Distribution in Missouri: 
Statewide. Though it has a southern distribution naturally, this species has gradually spread northward and is now presumed to occur statewide, indoors.
Status: 
Common. Because of their nocturnal and “reclusive” nature, they are rarely seen, but when you see one, there are probably many more. Their secretiveness is helpful in a way, because their shyness serves to minimize our encounters with them. If you think you have a brown recluse problem in your house, call an exterminator for advice. Because spiders walk on tiptoes, they have little contact with pesticides. Also, eliminate long-neglected, undisturbed, unused storage areas in your home.
Life cycle: 
Brown recluses do not live in webs but lead a nomadic hunter’s life and can live for several years. When bitten, humans rarely notice at first, but swelling, redness and tenderness may occur at the site within about 8 hours, sometimes followed by chills, nausea or fever. Several days later, the skin at the bite may ulcerate, forming a deep open wound that is slow to heal and susceptible to infection. If you experience such a wound, see a doctor.
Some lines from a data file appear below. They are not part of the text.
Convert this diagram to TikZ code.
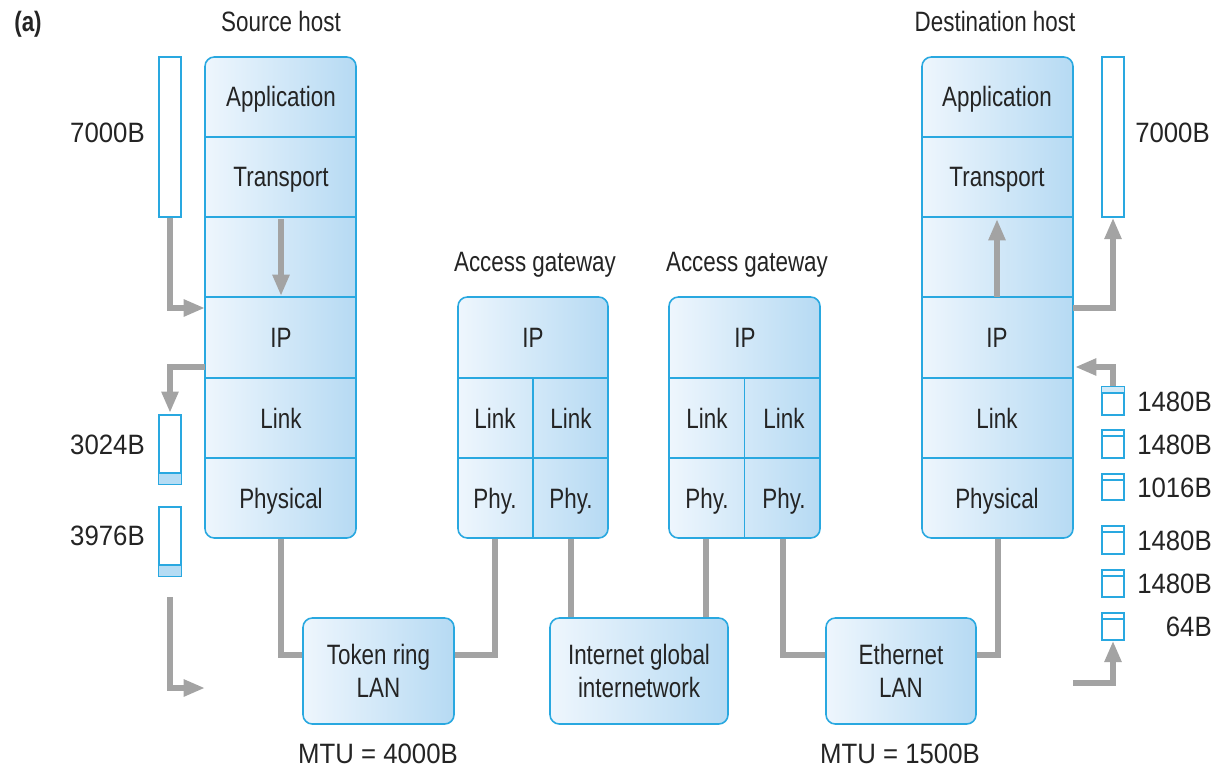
\documentclass[tikz,border=0pt]{standalone}
\usepackage{fontspec}
\setmainfont{Liberation Sans}[FakeStretch=0.8]
\newfontfamily\sizefont{Liberation Sans}[FakeStretch=0.92]
\usetikzlibrary{arrows.meta,fit,calc,backgrounds}
\definecolor{edge}{HTML}{29A8E0}
\definecolor{shadeL}{HTML}{EEF6FD}
\definecolor{shadeR}{HTML}{B6DAF3}
\definecolor{flow}{HTML}{A3A3A3}
\definecolor{hdr}{HTML}{B5DCF4}
\definecolor{ink}{HTML}{242424}

\begin{document}
\begin{tikzpicture}[x=0.75pt,y=-0.75pt,
  every node/.style={font=\fontsize{21}{25}\selectfont, text=ink},
  lbl/.style={text height=15pt, text depth=0pt, inner sep=0pt},
  size/.style={lbl, font=\fontsize{21}{25}\selectfont\sizefont},
  stack/.style={draw=edge, line width=1.2pt, rounded corners=7pt,
    left color=shadeL, right color=shadeR, inner sep=0pt},
  layer/.style={draw=edge, line width=1.2pt},
  pkt/.style={draw=edge, line width=1.1pt, fill=white, inner sep=0pt},
  pipe/.style={draw=flow, line width=4.5pt},
  flowarrow/.style={draw=flow, line width=4.5pt,
    -{Triangle[length=16pt,width=12pt]}},
]
\useasboundingbox (0,0) rectangle (1228,770);

% ---------- title and headings ----------
\node[lbl, font=\fontsize{21}{25}\selectfont\bfseries] (tag) at (28,22) {(a)};
\node[lbl] (srcHead) at (281,22) {Source host};
\node[lbl] (dstHead) at (995,22) {Destination host};
\node[lbl] (gwAHead) at (535,262) {Access gateway};
\node[lbl] (gwBHead) at (747,262) {Access gateway};

% ---------- source host stack ----------
\node[stack, fit={(205,57) (356,538)}] (src) {};
\foreach \y in {137,217,297,378,458}
  \draw[layer] (src.west |- 0,\y) -- (src.east |- 0,\y);
\node[lbl] (srcApp) at (281,97) {Application};
\node[lbl] (srcTr)  at (281,177) {Transport};
\node[lbl] (srcIP)  at (281,337) {IP};
\node[lbl] (srcLk)  at (281,418) {Link};
\node[lbl] (srcPh)  at (281,498) {Physical};

% ---------- destination host stack ----------
\node[stack, fit={(922,57) (1073,538)}] (dst) {};
\foreach \y in {137,217,297,378,458}
  \draw[layer] (dst.west |- 0,\y) -- (dst.east |- 0,\y);
\node[lbl] (dstApp) at (997,97) {Application};
\node[lbl] (dstTr)  at (997,177) {Transport};
\node[lbl] (dstIP)  at (997,337) {IP};
\node[lbl] (dstLk)  at (997,418) {Link};
\node[lbl] (dstPh)  at (997,498) {Physical};

% ---------- access gateways ----------
\node[stack, fit={(458,297) (608,538)}] (gwA) {};
\draw[layer] (gwA.west |- 0,378) -- (gwA.east |- 0,378);
\draw[layer] (gwA.west |- 0,458) -- (gwA.east |- 0,458);
\draw[layer] (gwA.center |- 0,378) -- (gwA.south);
\node[lbl] (gwAIP) at (533,337) {IP};
\node[lbl] (gwALk1) at (495,418) {Link};
\node[lbl] (gwALk2) at (571,418) {Link};
\node[lbl] (gwAPh1) at (495,498) {Phy.};
\node[lbl] (gwAPh2) at (571,498) {Phy.};

\node[stack, fit={(669,297) (820,538)}] (gwB) {};
\draw[layer] (gwB.west |- 0,378) -- (gwB.east |- 0,378);
\draw[layer] (gwB.west |- 0,458) -- (gwB.east |- 0,458);
\draw[layer] (gwB.center |- 0,378) -- (gwB.south);
\node[lbl] (gwBIP) at (745,337) {IP};
\node[lbl] (gwBLk1) at (707,418) {Link};
\node[lbl] (gwBLk2) at (784,418) {Link};
\node[lbl] (gwBPh1) at (707,498) {Phy.};
\node[lbl] (gwBPh2) at (784,498) {Phy.};

% ---------- networks ----------
\node[stack, fit={(303,618) (454,724)}] (tok) {};
\node[align=center, inner sep=0pt] (tokText) at (tok.center) {Token ring\\LAN};
\node[stack, fit={(550,618) (728,724)}] (inet) {};
\node[align=center, inner sep=0pt] (inetText) at (inet.center) {Internet global\\internetwork};
\node[stack, fit={(826,618) (976,724)}] (eth) {};
\node[align=center, inner sep=0pt] (ethText) at (eth.center) {Ethernet\\LAN};
\node[size] (mtuA) at (378,753) {MTU = 4000B};
\node[size] (mtuB) at (900,753) {MTU = 1500B};

% ---------- physical links ----------
\coordinate (gwAl) at ($(gwA.south west)!0.25!(gwA.south east)$);
\coordinate (gwAr) at ($(gwA.south west)!0.75!(gwA.south east)$);
\coordinate (gwBl) at ($(gwB.south west)!0.25!(gwB.south east)$);
\coordinate (gwBr) at ($(gwB.south west)!0.75!(gwB.south east)$);
\begin{pgfonlayer}{background}
  \draw[pipe] (src.south) |- ([yshift=12pt]tok.west);
  \draw[pipe] ([yshift=12pt]tok.east) -| (gwAl);
  \draw[pipe] (gwAr) -- (gwAr |- inet.north);
  \draw[pipe] (gwBl) -- (gwBl |- inet.north);
  \draw[pipe] (gwBr) |- ([yshift=12pt]eth.west);
  \draw[pipe] ([yshift=12pt]eth.east) -| (dst.south);
\end{pgfonlayer}

% ---------- source side datagrams ----------
\node[pkt, fit={(159,57) (181,217)}] (pL) {};
\node[size, anchor=east] (pLlbl) at (145,133) {7000B};
\node[pkt, fit={(159,415) (181,484)}] (pA) {};
\draw[pkt, fill=hdr] (pA.west |- 0,473) rectangle (pA.south east);
\node[size, anchor=east] (pAlbl) at (145,444) {3024B};
\node[pkt, fit={(159,507) (181,576)}] (pB) {};
\draw[pkt, fill=hdr] (pB.west |- 0,565) rectangle (pB.south east);
\node[size, anchor=east] (pBlbl) at (145,535) {3976B};

\coordinate (srcIn) at (205,308);
\coordinate (srcOut) at (205,367);
\coordinate (lanIn0) at (170,597);
\coordinate (lanIn1) at (205,688);
\coordinate (srcDown0) at (281,219);
\coordinate (srcDown1) at (281,296);
\draw[flowarrow] (pL.south) |- (srcIn);
\draw[flowarrow, shorten >=1pt] (srcOut) -| (pA.north);
\draw[flowarrow] (lanIn0) |- (lanIn1);
\draw[flowarrow] (srcDown0) -- (srcDown1);

% ---------- destination side datagrams ----------
\node[pkt, fit={(1102,57) (1124,217)}] (pR) {};
\node[size, anchor=west] (pRlbl) at (1135,133) {7000B};
\foreach \n/\t/\b/\txt in {1/387/415/1480B, 2/430/458/1480B, 3/474/500/1016B,
                          4/526/554/1480B, 5/570/597/1480B, 6/613/640/64B}{
  \node[pkt, fit={(1102,\t) (1124,\b)}] (q\n) {};
  \draw[layer, line width=1.1pt] (q\n.west |- 0,\t+6) -- (q\n.east |- 0,\t+6);
  \node[size, anchor=east] (q\n lbl) at (1212,{(\t+\b)/2}) {\txt};
}
\fill[hdr!60] ([xshift=0.6pt,yshift=-0.6pt]q1.north west) rectangle ([xshift=-0.6pt]q1.east |- 0,392);

\coordinate (dstOut) at (1073,308);
\coordinate (dstIn) at (1075,367);
\coordinate (lanOut) at (1073,683);
\coordinate (dstUp0) at (997,297);
\coordinate (dstUp1) at (997,219);
\draw[flowarrow] (dstOut) -| (pR.south);
\draw[flowarrow] (q1.north) |- (dstIn);
\draw[flowarrow] (lanOut) -| (q6.south);
\draw[flowarrow] (dstUp0) -- (dstUp1);
\end{tikzpicture}
\end{document}
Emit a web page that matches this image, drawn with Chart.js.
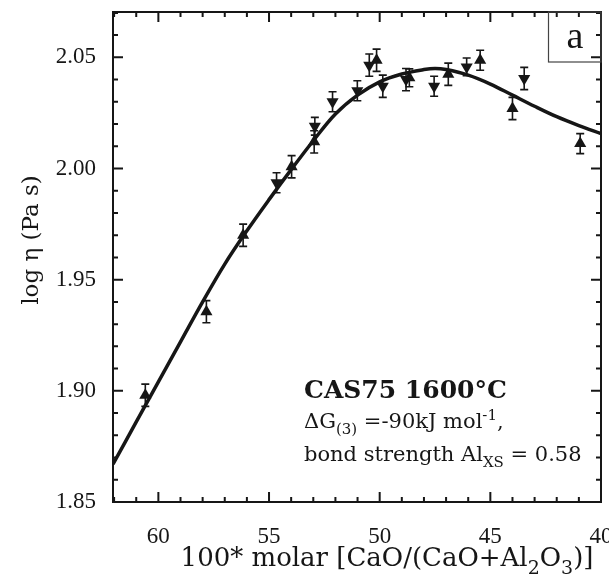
<!DOCTYPE html>
<html>
<head>
<meta charset="utf-8">
<script src="https://cdn.jsdelivr.net/npm/chart.js@4.4.0/dist/chart.umd.min.js"></script>
<style>
  html, body { margin: 0; padding: 0; background: #fff; }
  #wrap { width: 609px; height: 575px; }
</style>
</head>
<body>
<div id="wrap"><canvas id="chart" width="609" height="575"></canvas></div>
<script>
const upX = [60.59, 57.83, 56.17, 53.98, 52.96, 50.14, 48.66, 46.90, 45.46, 44.00, 40.94];
const upY = [1.898, 1.9356, 1.970, 2.0008, 2.012, 2.0487, 2.0408, 2.0424, 2.0487, 2.027, 2.0112];
const upErr = [0.005, 0.005, 0.005, 0.005, 0.005, 0.005, 0.004, 0.005, 0.0045, 0.005, 0.0045];

const downX = [54.66, 52.93, 52.13, 51.01, 50.47, 49.86, 48.81, 47.54, 46.07, 43.47];
const downY = [1.9936, 2.019, 2.030, 2.035, 2.0465, 2.037, 2.040, 2.037, 2.0457, 2.0405];
const downErr = [0.0045, 0.004, 0.0045, 0.0045, 0.005, 0.005, 0.005, 0.0045, 0.004, 0.005];

// model curve
const fitX = [62.05, 61, 60, 59, 58, 57, 56, 55, 54, 53, 52, 51, 50, 49, 48, 47.5, 47, 46, 45, 44, 43, 42, 41, 40];
const fitY = [1.867, 1.886, 1.904, 1.922, 1.940, 1.957, 1.972, 1.986, 1.9995, 2.0125, 2.0245, 2.033, 2.039, 2.0425,
              2.0445, 2.045, 2.0445, 2.042, 2.038, 2.033, 2.028, 2.0233, 2.0193, 2.0157];

const xTicks = [60, 55, 50, 45, 40];
const yTicks = [1.85, 1.90, 1.95, 2.00, 2.05];

const INK = '#161616';
const SERIF = '"DejaVu Serif", serif';
const NUMF = '"Liberation Serif", serif';

function pts(xs, ys) { return xs.map((x, i) => ({ x: x, y: ys[i] })); }

// no extra room for overhanging tick labels
function noPad(s) { s.paddingLeft = 0; s.paddingRight = 0; s.paddingTop = 0; s.paddingBottom = 0; }

// draws a line of text with sub/superscript pieces
function drawRich(ctx, parts, x, y, size, family, align, weight) {
  const w = weight ? weight + ' ' : '';
  const fontFor = k => w + (k === 'n' ? size : Math.round(size * 0.72)) + 'px ' + family;
  let total = 0;
  parts.forEach(p => { ctx.font = fontFor(p[1]); total += ctx.measureText(p[0]).width; });
  let cx = align === 'center' ? x - total / 2 : x;
  parts.forEach(p => {
    ctx.font = fontFor(p[1]);
    const dy = p[1] === 'sub' ? size * 0.3 : (p[1] === 'sup' ? -size * 0.38 : 0);
    ctx.fillText(p[0], cx, y + dy);
    cx += ctx.measureText(p[0]).width;
  });
}

// error bars for the two marker series
const errorBars = {
  id: 'errorBars',
  afterDatasetsDraw(chart) {
    const ctx = chart.ctx, xs = chart.scales.x, ys = chart.scales.y;
    ctx.save();
    ctx.strokeStyle = INK;
    ctx.lineWidth = 1.6;
    [[upX, upY, upErr], [downX, downY, downErr]].forEach(set => {
      set[0].forEach((xv, i) => {
        const px = xs.getPixelForValue(xv);
        const t = ys.getPixelForValue(set[1][i] + set[2][i]);
        const b = ys.getPixelForValue(set[1][i] - set[2][i]);
        ctx.beginPath();
        ctx.moveTo(px, t); ctx.lineTo(px, b);
        ctx.moveTo(px - 4, t); ctx.lineTo(px + 4, t);
        ctx.moveTo(px - 4, b); ctx.lineTo(px + 4, b);
        ctx.stroke();
      });
    });
    ctx.restore();
  }
};

// frame, inward ticks, labels and annotation
const frame = {
  id: 'frame',
  afterDraw(chart) {
    const ctx = chart.ctx, a = chart.chartArea, xs = chart.scales.x, ys = chart.scales.y;
    ctx.save();
    ctx.strokeStyle = INK;
    ctx.lineWidth = 2;
    ctx.strokeRect(a.left, a.top, a.right - a.left, a.bottom - a.top);

    ctx.beginPath();
    for (let v = 40; v <= 62; v++) {
      const px = xs.getPixelForValue(v);
      const len = v % 5 === 0 ? 10 : 5;
      ctx.moveTo(px, a.bottom); ctx.lineTo(px, a.bottom - len);
      ctx.moveTo(px, a.top); ctx.lineTo(px, a.top + len);
    }
    for (let k = 185; k <= 207; k++) {
      const py = ys.getPixelForValue(k / 100);
      const len = k % 5 === 0 ? 10 : 5;
      ctx.moveTo(a.left, py); ctx.lineTo(a.left + len, py);
      ctx.moveTo(a.right, py); ctx.lineTo(a.right - len, py);
    }
    ctx.stroke();

    // panel letter box
    ctx.lineWidth = 1.2;
    ctx.strokeStyle = '#444';
    ctx.strokeRect(a.right - 52.5, a.top, 52.5, 50);
    ctx.fillStyle = INK;
    ctx.font = '38px ' + NUMF;
    ctx.textAlign = 'center';
    ctx.textBaseline = 'alphabetic';
    ctx.fillText('a', a.right - 26, a.top + 36);

    // annotation
    ctx.textAlign = 'left';
    drawRich(ctx, [['CAS75 1600°C', 'n']], 304, 398, 25, SERIF, 'left', 'bold');
    drawRich(ctx, [['ΔG', 'n'], ['(3)', 'sub'], [' =-90kJ mol', 'n'], ['-1', 'sup'], [',', 'n']], 304, 428, 21, SERIF, 'left');
    drawRich(ctx, [['bond strength Al', 'n'], ['XS', 'sub'], [' = 0.58', 'n']], 304, 461, 21, SERIF, 'left');

    // axis titles
    drawRich(ctx, [['100* molar [CaO/(CaO+Al', 'n'], ['2', 'sub'], ['O', 'n'], ['3', 'sub'], [')]', 'n']], 387, 566, 26, SERIF, 'center');
    ctx.translate(32, 240);
    ctx.rotate(-Math.PI / 2);
    ctx.textAlign = 'center';
    ctx.textBaseline = 'middle';
    ctx.font = '23px ' + SERIF;
    ctx.fillText('log η (Pa s)', 0, 0);
    ctx.restore();
  }
};

new Chart(document.getElementById('chart'), {
  type: 'scatter',
  data: {
    datasets: [
      {
        label: 'up', data: pts(upX, upY), pointStyle: 'triangle', pointRadius: 7,
        backgroundColor: INK, borderColor: INK, borderWidth: 0
      },
      {
        label: 'down', data: pts(downX, downY), pointStyle: 'triangle', pointRotation: 180, pointRadius: 7,
        backgroundColor: INK, borderColor: INK, borderWidth: 0
      },
      {
        label: 'model', data: pts(fitX, fitY), showLine: true, pointRadius: 0,
        borderColor: INK, borderWidth: 3.5, tension: 0.35, fill: false
      }
    ]
  },
  options: {
    responsive: false,
    animation: false,
    layout: { padding: { top: 12, right: 8, left: 0, bottom: 0 } },
    plugins: { legend: { display: false }, tooltip: { enabled: false } },
    scales: {
      x: {
        type: 'linear', reverse: true, min: 40, max: 62.05,
        afterBuildTicks: s => { s.ticks = xTicks.map(v => ({ value: v })); },
        afterFit: s => { s.height = 73; noPad(s); },
        grid: { display: false, drawTicks: false },
        border: { display: false },
        ticks: { padding: 21, color: INK, font: { family: NUMF, size: 23 }, maxRotation: 0, callback: v => String(v) }
      },
      y: {
        type: 'linear', min: 1.85, max: 2.0704,
        afterBuildTicks: s => { s.ticks = yTicks.map(v => ({ value: v })); },
        afterFit: s => { s.width = 113; noPad(s); },
        grid: { display: false, drawTicks: false },
        border: { display: false },
        ticks: { padding: 17, color: INK, font: { family: NUMF, size: 23 }, callback: v => v.toFixed(2) }
      }
    }
  },
  plugins: [errorBars, frame]
});
</script>
</body>
</html>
Death from brown recluse bites is very unlikely.
Human connections: 
Though the bites of brown recluses are almost never fatal, they can be disfiguring. Pets can suffer from recluse bites, too. The profitable exterminating industry is built in large part upon the presence of brown recluses and other undesirable creatures in and around our homes.
Ecosystem connections: 
Like all spiders, in the wild, brown recluses help decrease the populations of insects and other spiders. They do this also within the “ecosystem” of our homes, where they consume many of the other creepy-crawlies that hide in our basements, closets and attics and behind bookcases and furniture.